----- DATA TO USE

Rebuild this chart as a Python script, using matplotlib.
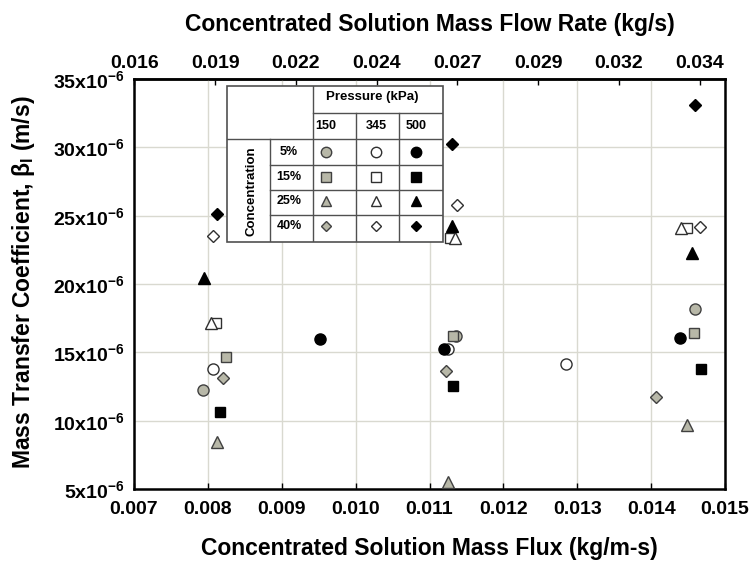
import numpy as np
import matplotlib
matplotlib.use('Agg')
import matplotlib.pyplot as plt
from matplotlib.patches import Rectangle
from matplotlib.ticker import FuncFormatter

plt.rcParams['font.family'] = ['Liberation Sans', 'DejaVu Sans']
plt.rcParams['font.weight'] = 'bold'
plt.rcParams['mathtext.fontset'] = 'custom'
plt.rcParams['mathtext.rm'] = 'Liberation Sans:bold'
plt.rcParams['mathtext.it'] = 'Liberation Sans:bold'
plt.rcParams['mathtext.bf'] = 'Liberation Sans:bold'

# Mass flux (kg/m-s) and mass transfer coefficient (x10^-6 m/s), 3 points per series
# key: (concentration, pressure)
flux = {
    ('5%', 150): [0.00794, 0.01136, 0.01460],
    ('5%', 345): [0.00807, 0.01125, 0.01285],
    ('5%', 500): [0.00952, 0.01120, 0.01439],
    ('15%', 150): [0.00825, 0.01132, 0.01458],
    ('15%', 345): [0.00811, 0.01128, 0.01449],
    ('15%', 500): [0.00817, 0.01132, 0.01468],
    ('25%', 150): [0.00812, 0.01125, 0.01448],
    ('25%', 345): [0.00804, 0.01134, 0.01441],
    ('25%', 500): [0.00795, 0.01131, 0.01456],
    ('40%', 150): [0.00820, 0.01123, 0.01407],
    ('40%', 345): [0.00807, 0.01137, 0.01466],
    ('40%', 500): [0.00813, 0.01131, 0.01459],
}
beta = {
    ('5%', 150): [12.25, 16.2, 18.15],
    ('5%', 345): [13.76, 15.25, 14.13],
    ('5%', 500): [15.96, 15.25, 16.03],
    ('15%', 150): [14.64, 16.2, 16.44],
    ('15%', 345): [17.13, 23.35, 24.08],
    ('15%', 500): [10.61, 12.54, 13.76],
    ('25%', 150): [8.44, 5.53, 9.69],
    ('25%', 345): [17.13, 23.35, 24.08],
    ('25%', 500): [20.47, 24.25, 22.25],
    ('40%', 150): [13.15, 13.66, 11.71],
    ('40%', 345): [23.54, 25.79, 24.15],
    ('40%', 500): [25.11, 30.26, 33.10],
}
concentrations = ['5%', '15%', '25%', '40%']
pressures = [150, 345, 500]
markers = {'5%': 'o', '15%': 's', '25%': '^', '40%': 'D'}
msizes = {'5%': 8, '15%': 7, '25%': 8, '40%': 6}
faces = {150: '#b8b8a8', 345: 'white', 500: 'black'}
edges = {150: '#404040', 345: '#303030', 500: 'black'}

x_ticks = [0.007, 0.008, 0.009, 0.010, 0.011, 0.012, 0.013, 0.014, 0.015]
y_ticks = [5, 10, 15, 20, 25, 30, 35]
flow_ticks = 0.01646 + np.arange(8) * 0.00257
k_flow = 2.35  # flow rate per unit flux

fig = plt.figure(figsize=(7.53, 5.65), dpi=100)
W, H = 753, 565
ax = fig.add_axes([134 / W, 1 - 489 / H, 591 / W, 410 / H])

for c in concentrations:
    for p in pressures:
        ax.plot(flux[(c, p)], np.array(beta[(c, p)]) * 1e-6, linestyle='none',
                marker=markers[c], ms=msizes[c], mfc=faces[p], mec=edges[p],
                mew=1.0, zorder=3)

ax.set_xlim(0.007, 0.015)
ax.set_ylim(5e-6, 35e-6)
ax.set_xticks(x_ticks)
ax.set_xticklabels([f'{v:.3f}' for v in x_ticks])
ax.set_yticks(np.array(y_ticks) * 1e-6)
ax.yaxis.set_major_formatter(FuncFormatter(lambda v, pos: f'{v * 1e6:.0f}x10$^{{-6}}$'))
ax.grid(True, color='#d9d9d0', lw=1.0, zorder=0)
ax.set_axisbelow(True)
for s in ax.spines.values():
    s.set_linewidth(1.8)
ax.tick_params(axis='x', direction='in', length=4, width=1, pad=9, labelsize=14)
ax.tick_params(axis='y', length=0, pad=7, labelsize=14)

top = ax.secondary_xaxis('top', functions=(lambda f: f * k_flow, lambda g: g / k_flow))
top.set_xticks(flow_ticks)
top.set_xticklabels([f'{v:.3f}' for v in flow_ticks])
top.tick_params(direction='in', length=4, width=1, pad=5, labelsize=14)
top.spines['top'].set_linewidth(1.8)

fig.text(429 / W, 1 - 548 / H, 'Concentrated Solution Mass Flux (kg/m-s)',
         ha='center', va='center', fontsize=16.5, fontweight='bold')
fig.text(430 / W, 1 - 24 / H, 'Concentrated Solution Mass Flow Rate (kg/s)',
         ha='center', va='center', fontsize=16.5, fontweight='bold')
fig.text(24 / W, 1 - 282 / H, r'Mass Transfer Coefficient, β$_{l}$ (m/s)',
         ha='center', va='center', rotation=90, fontsize=16.5, fontweight='bold')

# legend table
tab = fig.add_axes([227 / W, 1 - 242 / H, 216 / W, 156 / H])
tab.set_xlim(227, 443)
tab.set_ylim(242, 86)
tab.axis('off')
tab.add_patch(Rectangle((227, 86), 216, 156, facecolor='white', edgecolor='#505050',
                        lw=1.2, clip_on=False))
lc = '#505050'
tab.plot([313, 443], [113, 113], color=lc, lw=1)
tab.plot([227, 443], [139, 139], color=lc, lw=1)
for yy in [165, 190, 215]:
    tab.plot([270, 443], [yy, yy], color=lc, lw=1)
tab.plot([270, 270], [139, 242], color=lc, lw=1)
tab.plot([313, 313], [86, 242], color=lc, lw=1)
for xx in [356, 399]:
    tab.plot([xx, xx], [113, 242], color=lc, lw=1)
tab.text(372, 97, 'Pressure (kPa)', ha='center', va='center', fontsize=9.5)
col_x = [326, 376, 416]
for xx, p in zip(col_x, pressures):
    tab.text(xx, 126, str(p), ha='center', va='center', fontsize=9)
row_y = [152, 177, 201, 226]
for yy, c in zip(row_y, concentrations):
    tab.text(289, yy, c, ha='center', va='center', fontsize=9)
    for xx, p in zip(col_x, pressures):
        tab.plot(xx, yy, marker=markers[c], ms=msizes[c] - 0.5, mfc=faces[p],
                 mec=edges[p], mew=1.0, linestyle='none')
tab.text(251, 191, 'Concentration', ha='center', va='center', rotation=90, fontsize=9.5)

fig.savefig('out.png', dpi=100)
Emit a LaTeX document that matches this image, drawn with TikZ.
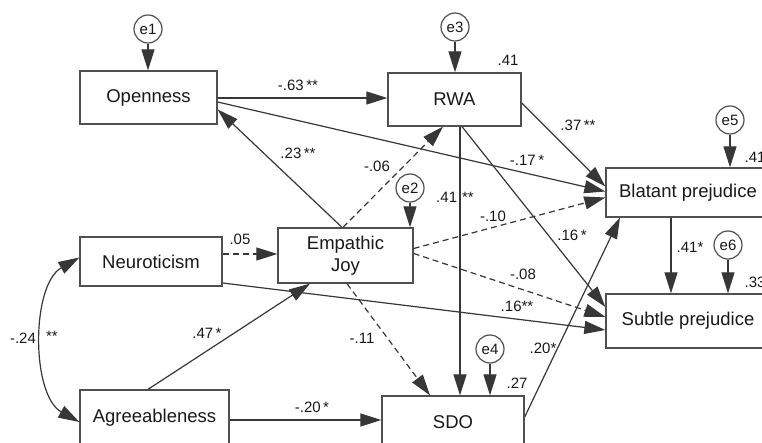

----------

EXERCISE:
In your copy, repeat each record exactly and include no pictures.

SOLUTION:
Rebuild this chart as a Python script, using matplotlib.
import numpy as np
import matplotlib
matplotlib.use('Agg')
import matplotlib.pyplot as plt
from matplotlib.patches import Rectangle
from matplotlib.ticker import FuncFormatter

plt.rcParams['font.family'] = ['Liberation Sans', 'DejaVu Sans']
plt.rcParams['font.weight'] = 'bold'
plt.rcParams['mathtext.fontset'] = 'custom'
plt.rcParams['mathtext.rm'] = 'Liberation Sans:bold'
plt.rcParams['mathtext.it'] = 'Liberation Sans:bold'
plt.rcParams['mathtext.bf'] = 'Liberation Sans:bold'

# Mass flux (kg/m-s) and mass transfer coefficient (x10^-6 m/s), 3 points per series
# key: (concentration, pressure)
flux = {
    ('5%', 150): [0.00794, 0.01136, 0.01460],
    ('5%', 345): [0.00807, 0.01125, 0.01285],
    ('5%', 500): [0.00952, 0.01120, 0.01439],
    ('15%', 150): [0.00825, 0.01132, 0.01458],
    ('15%', 345): [0.00811, 0.01128, 0.01449],
    ('15%', 500): [0.00817, 0.01132, 0.01468],
    ('25%', 150): [0.00812, 0.01125, 0.01448],
    ('25%', 345): [0.00804, 0.01134, 0.01441],
    ('25%', 500): [0.00795, 0.01131, 0.01456],
    ('40%', 150): [0.00820, 0.01123, 0.01407],
    ('40%', 345): [0.00807, 0.01137, 0.01466],
    ('40%', 500): [0.00813, 0.01131, 0.01459],
}
beta = {
    ('5%', 150): [12.25, 16.2, 18.15],
    ('5%', 345): [13.76, 15.25, 14.13],
    ('5%', 500): [15.96, 15.25, 16.03],
    ('15%', 150): [14.64, 16.2, 16.44],
    ('15%', 345): [17.13, 23.35, 24.08],
    ('15%', 500): [10.61, 12.54, 13.76],
    ('25%', 150): [8.44, 5.53, 9.69],
    ('25%', 345): [17.13, 23.35, 24.08],
    ('25%', 500): [20.47, 24.25, 22.25],
    ('40%', 150): [13.15, 13.66, 11.71],
    ('40%', 345): [23.54, 25.79, 24.15],
    ('40%', 500): [25.11, 30.26, 33.10],
}
concentrations = ['5%', '15%', '25%', '40%']
pressures = [150, 345, 500]
markers = {'5%': 'o', '15%': 's', '25%': '^', '40%': 'D'}
msizes = {'5%': 8, '15%': 7, '25%': 8, '40%': 6}
faces = {150: '#b8b8a8', 345: 'white', 500: 'black'}
edges = {150: '#404040', 345: '#303030', 500: 'black'}

x_ticks = [0.007, 0.008, 0.009, 0.010, 0.011, 0.012, 0.013, 0.014, 0.015]
y_ticks = [5, 10, 15, 20, 25, 30, 35]
flow_ticks = 0.01646 + np.arange(8) * 0.00257
k_flow = 2.35  # flow rate per unit flux

fig = plt.figure(figsize=(7.53, 5.65), dpi=100)
W, H = 753, 565
ax = fig.add_axes([134 / W, 1 - 489 / H, 591 / W, 410 / H])

for c in concentrations:
    for p in pressures:
        ax.plot(flux[(c, p)], np.array(beta[(c, p)]) * 1e-6, linestyle='none',
                marker=markers[c], ms=msizes[c], mfc=faces[p], mec=edges[p],
                mew=1.0, zorder=3)

ax.set_xlim(0.007, 0.015)
ax.set_ylim(5e-6, 35e-6)
ax.set_xticks(x_ticks)
ax.set_xticklabels([f'{v:.3f}' for v in x_ticks])
ax.set_yticks(np.array(y_ticks) * 1e-6)
ax.yaxis.set_major_formatter(FuncFormatter(lambda v, pos: f'{v * 1e6:.0f}x10$^{{-6}}$'))
ax.grid(True, color='#d9d9d0', lw=1.0, zorder=0)
ax.set_axisbelow(True)
for s in ax.spines.values():
    s.set_linewidth(1.8)
ax.tick_params(axis='x', direction='in', length=4, width=1, pad=9, labelsize=14)
ax.tick_params(axis='y', length=0, pad=7, labelsize=14)

top = ax.secondary_xaxis('top', functions=(lambda f: f * k_flow, lambda g: g / k_flow))
top.set_xticks(flow_ticks)
top.set_xticklabels([f'{v:.3f}' for v in flow_ticks])
top.tick_params(direction='in', length=4, width=1, pad=5, labelsize=14)
top.spines['top'].set_linewidth(1.8)

fig.text(429 / W, 1 - 548 / H, 'Concentrated Solution Mass Flux (kg/m-s)',
         ha='center', va='center', fontsize=16.5, fontweight='bold')
fig.text(430 / W, 1 - 24 / H, 'Concentrated Solution Mass Flow Rate (kg/s)',
         ha='center', va='center', fontsize=16.5, fontweight='bold')
fig.text(24 / W, 1 - 282 / H, r'Mass Transfer Coefficient, β$_{l}$ (m/s)',
         ha='center', va='center', rotation=90, fontsize=16.5, fontweight='bold')

# legend table
tab = fig.add_axes([227 / W, 1 - 242 / H, 216 / W, 156 / H])
tab.set_xlim(227, 443)
tab.set_ylim(242, 86)
tab.axis('off')
tab.add_patch(Rectangle((227, 86), 216, 156, facecolor='white', edgecolor='#505050',
                        lw=1.2, clip_on=False))
lc = '#505050'
tab.plot([313, 443], [113, 113], color=lc, lw=1)
tab.plot([227, 443], [139, 139], color=lc, lw=1)
for yy in [165, 190, 215]:
    tab.plot([270, 443], [yy, yy], color=lc, lw=1)
tab.plot([270, 270], [139, 242], color=lc, lw=1)
tab.plot([313, 313], [86, 242], color=lc, lw=1)
for xx in [356, 399]:
    tab.plot([xx, xx], [113, 242], color=lc, lw=1)
tab.text(372, 97, 'Pressure (kPa)', ha='center', va='center', fontsize=9.5)
col_x = [326, 376, 416]
for xx, p in zip(col_x, pressures):
    tab.text(xx, 126, str(p), ha='center', va='center', fontsize=9)
row_y = [152, 177, 201, 226]
for yy, c in zip(row_y, concentrations):
    tab.text(289, yy, c, ha='center', va='center', fontsize=9)
    for xx, p in zip(col_x, pressures):
        tab.plot(xx, yy, marker=markers[c], ms=msizes[c] - 0.5, mfc=faces[p],
                 mec=edges[p], mew=1.0, linestyle='none')
tab.text(251, 191, 'Concentration', ha='center', va='center', rotation=90, fontsize=9.5)

fig.savefig('out.png', dpi=100)
Emit a LaTeX document that matches this image, drawn with TikZ.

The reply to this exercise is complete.